Source material:
========================================================================

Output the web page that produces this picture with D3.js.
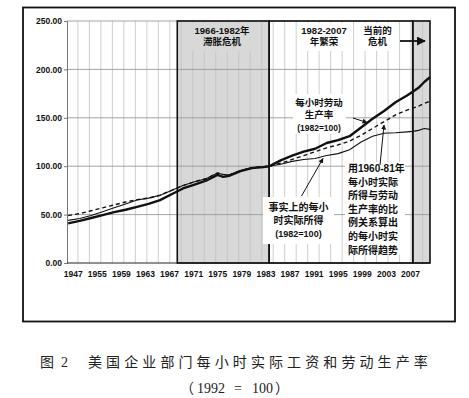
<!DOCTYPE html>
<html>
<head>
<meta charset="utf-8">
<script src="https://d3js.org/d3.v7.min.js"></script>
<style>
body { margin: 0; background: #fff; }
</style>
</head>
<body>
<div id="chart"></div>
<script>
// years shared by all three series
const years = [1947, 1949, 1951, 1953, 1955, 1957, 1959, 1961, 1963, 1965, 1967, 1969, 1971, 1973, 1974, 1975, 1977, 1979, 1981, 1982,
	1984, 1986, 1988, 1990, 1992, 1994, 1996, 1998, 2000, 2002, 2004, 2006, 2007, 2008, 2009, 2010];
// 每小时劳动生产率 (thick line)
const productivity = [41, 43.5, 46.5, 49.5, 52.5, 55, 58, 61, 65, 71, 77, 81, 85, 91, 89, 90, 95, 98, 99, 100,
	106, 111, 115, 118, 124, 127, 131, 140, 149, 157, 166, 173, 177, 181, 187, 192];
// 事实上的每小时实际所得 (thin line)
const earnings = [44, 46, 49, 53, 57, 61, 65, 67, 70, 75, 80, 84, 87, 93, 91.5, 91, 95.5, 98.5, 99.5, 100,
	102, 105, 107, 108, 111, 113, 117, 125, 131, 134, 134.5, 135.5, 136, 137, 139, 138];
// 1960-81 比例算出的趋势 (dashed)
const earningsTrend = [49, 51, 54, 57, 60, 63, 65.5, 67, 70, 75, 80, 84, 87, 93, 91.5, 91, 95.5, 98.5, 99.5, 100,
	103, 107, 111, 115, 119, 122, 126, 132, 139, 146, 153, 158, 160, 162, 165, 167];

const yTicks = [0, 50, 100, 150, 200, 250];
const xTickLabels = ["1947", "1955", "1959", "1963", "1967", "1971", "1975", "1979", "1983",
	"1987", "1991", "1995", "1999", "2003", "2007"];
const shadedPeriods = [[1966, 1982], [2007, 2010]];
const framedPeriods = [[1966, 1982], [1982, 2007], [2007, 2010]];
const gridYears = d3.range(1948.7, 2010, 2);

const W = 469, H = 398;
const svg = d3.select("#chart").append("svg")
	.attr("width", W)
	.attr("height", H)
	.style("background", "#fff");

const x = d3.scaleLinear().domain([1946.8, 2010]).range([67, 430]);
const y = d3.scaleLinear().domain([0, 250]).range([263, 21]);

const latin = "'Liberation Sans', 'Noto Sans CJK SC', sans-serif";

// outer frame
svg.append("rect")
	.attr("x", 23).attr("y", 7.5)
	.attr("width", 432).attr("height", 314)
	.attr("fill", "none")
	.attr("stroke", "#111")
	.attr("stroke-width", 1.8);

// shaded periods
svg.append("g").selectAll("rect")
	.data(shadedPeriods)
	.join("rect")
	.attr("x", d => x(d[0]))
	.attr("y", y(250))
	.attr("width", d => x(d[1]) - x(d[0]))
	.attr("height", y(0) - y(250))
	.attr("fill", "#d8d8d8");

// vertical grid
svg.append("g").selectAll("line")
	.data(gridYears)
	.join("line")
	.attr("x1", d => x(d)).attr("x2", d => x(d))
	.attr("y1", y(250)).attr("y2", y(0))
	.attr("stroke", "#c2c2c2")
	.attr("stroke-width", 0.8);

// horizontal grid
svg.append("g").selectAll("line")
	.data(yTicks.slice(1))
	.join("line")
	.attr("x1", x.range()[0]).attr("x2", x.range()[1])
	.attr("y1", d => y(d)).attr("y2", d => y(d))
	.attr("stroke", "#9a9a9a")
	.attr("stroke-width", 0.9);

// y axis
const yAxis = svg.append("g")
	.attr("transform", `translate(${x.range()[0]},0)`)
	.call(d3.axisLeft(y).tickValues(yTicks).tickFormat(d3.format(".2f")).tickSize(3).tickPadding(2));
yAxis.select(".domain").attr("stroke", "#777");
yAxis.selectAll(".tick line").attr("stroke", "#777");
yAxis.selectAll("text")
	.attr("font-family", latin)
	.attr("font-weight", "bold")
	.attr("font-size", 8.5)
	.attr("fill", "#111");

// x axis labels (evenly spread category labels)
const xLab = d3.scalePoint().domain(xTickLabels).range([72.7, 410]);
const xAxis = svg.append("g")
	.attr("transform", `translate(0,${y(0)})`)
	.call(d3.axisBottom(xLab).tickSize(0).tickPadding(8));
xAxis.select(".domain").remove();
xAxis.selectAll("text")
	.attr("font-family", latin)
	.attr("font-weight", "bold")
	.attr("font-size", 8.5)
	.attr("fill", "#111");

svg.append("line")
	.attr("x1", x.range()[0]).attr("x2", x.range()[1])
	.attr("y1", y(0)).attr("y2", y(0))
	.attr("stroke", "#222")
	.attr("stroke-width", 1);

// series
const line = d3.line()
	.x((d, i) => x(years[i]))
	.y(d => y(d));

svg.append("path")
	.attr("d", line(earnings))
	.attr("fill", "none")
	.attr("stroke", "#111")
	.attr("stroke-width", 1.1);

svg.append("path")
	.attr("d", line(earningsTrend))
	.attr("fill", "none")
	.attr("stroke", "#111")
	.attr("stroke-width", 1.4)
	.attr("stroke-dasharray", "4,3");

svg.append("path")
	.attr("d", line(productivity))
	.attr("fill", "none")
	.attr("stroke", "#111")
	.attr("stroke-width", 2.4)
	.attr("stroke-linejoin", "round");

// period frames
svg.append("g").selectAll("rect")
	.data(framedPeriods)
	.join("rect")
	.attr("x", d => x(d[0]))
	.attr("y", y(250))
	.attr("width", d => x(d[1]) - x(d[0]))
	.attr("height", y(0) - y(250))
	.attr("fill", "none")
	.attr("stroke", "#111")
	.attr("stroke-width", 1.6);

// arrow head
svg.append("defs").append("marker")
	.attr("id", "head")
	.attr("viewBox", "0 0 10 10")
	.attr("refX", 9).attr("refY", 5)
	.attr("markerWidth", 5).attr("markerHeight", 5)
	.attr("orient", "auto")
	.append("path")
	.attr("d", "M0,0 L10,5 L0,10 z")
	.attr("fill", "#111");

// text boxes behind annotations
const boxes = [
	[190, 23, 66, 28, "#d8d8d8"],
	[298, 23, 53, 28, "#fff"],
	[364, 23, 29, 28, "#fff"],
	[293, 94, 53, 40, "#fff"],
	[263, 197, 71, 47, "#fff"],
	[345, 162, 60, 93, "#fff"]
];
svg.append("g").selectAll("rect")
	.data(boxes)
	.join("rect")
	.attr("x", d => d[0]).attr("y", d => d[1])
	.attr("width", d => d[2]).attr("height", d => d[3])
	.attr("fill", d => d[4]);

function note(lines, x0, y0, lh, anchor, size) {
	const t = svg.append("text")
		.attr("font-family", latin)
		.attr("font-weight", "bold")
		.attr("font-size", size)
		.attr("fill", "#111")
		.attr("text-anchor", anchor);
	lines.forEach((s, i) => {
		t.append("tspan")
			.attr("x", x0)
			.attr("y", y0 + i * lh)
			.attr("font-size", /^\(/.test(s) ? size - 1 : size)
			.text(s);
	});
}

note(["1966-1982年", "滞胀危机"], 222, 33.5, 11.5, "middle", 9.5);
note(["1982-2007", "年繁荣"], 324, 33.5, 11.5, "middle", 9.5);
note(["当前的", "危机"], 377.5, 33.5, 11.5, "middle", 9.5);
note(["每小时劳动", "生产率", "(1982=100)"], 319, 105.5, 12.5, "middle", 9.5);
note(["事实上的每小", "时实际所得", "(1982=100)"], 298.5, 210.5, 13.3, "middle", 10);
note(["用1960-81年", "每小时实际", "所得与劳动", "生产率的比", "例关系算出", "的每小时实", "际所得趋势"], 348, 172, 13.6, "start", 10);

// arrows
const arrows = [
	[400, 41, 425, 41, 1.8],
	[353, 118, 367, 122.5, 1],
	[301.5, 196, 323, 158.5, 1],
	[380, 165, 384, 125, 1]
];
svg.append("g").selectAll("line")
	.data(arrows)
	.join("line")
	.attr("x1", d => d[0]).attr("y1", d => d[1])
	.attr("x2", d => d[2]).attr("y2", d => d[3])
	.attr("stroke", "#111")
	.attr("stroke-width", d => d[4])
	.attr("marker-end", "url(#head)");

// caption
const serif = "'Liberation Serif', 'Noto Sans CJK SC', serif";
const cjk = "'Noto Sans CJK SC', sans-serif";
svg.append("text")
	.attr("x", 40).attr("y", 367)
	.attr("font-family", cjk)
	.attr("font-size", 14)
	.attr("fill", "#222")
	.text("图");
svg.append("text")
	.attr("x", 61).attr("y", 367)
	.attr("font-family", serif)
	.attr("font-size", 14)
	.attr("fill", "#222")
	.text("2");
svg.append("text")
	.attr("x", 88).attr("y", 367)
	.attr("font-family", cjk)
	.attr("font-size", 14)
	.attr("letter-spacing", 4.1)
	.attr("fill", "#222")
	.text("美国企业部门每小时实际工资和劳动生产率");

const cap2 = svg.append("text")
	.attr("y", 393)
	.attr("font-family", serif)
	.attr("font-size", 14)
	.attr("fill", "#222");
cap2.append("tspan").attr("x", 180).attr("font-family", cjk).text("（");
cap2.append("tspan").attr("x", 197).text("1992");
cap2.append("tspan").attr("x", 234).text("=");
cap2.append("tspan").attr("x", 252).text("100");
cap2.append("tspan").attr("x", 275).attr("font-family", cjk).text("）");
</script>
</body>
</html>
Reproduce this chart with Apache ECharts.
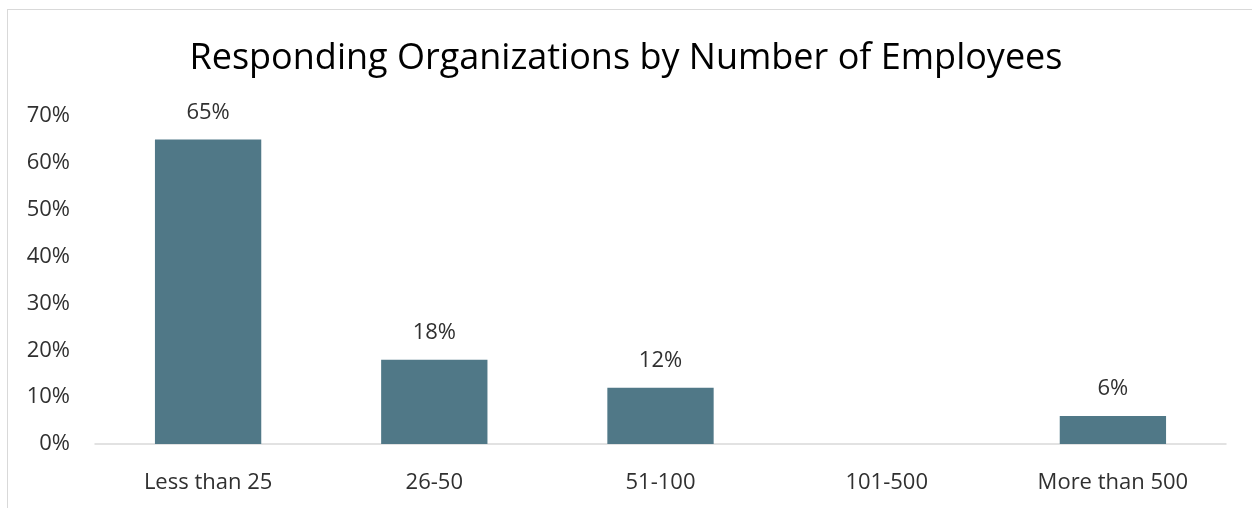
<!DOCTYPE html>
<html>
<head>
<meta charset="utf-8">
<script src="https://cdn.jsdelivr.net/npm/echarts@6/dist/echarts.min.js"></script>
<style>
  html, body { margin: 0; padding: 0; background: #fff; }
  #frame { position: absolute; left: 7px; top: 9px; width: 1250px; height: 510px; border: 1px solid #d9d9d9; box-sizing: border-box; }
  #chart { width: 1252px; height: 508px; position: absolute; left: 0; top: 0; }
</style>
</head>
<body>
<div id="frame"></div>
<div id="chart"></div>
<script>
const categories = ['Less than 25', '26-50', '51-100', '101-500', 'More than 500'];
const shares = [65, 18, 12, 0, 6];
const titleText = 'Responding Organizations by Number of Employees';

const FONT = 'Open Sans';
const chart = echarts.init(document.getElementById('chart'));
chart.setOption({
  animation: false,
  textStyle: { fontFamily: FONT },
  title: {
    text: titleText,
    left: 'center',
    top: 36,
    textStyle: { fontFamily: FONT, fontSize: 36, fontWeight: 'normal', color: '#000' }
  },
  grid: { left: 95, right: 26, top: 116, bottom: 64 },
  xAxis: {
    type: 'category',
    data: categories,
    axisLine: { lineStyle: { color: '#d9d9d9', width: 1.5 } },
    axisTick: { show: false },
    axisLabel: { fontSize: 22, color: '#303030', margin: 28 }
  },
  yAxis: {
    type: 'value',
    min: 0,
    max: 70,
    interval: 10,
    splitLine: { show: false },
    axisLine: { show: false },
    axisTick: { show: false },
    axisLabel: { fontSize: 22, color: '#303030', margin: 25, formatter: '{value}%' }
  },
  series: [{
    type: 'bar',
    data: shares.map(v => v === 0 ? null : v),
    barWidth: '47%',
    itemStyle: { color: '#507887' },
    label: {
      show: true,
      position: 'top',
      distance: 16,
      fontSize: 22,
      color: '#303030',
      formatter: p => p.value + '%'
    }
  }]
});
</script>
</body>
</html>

========================================================================

Count how many lines hold the string "with" and give that number alone.

Solved exercise:
2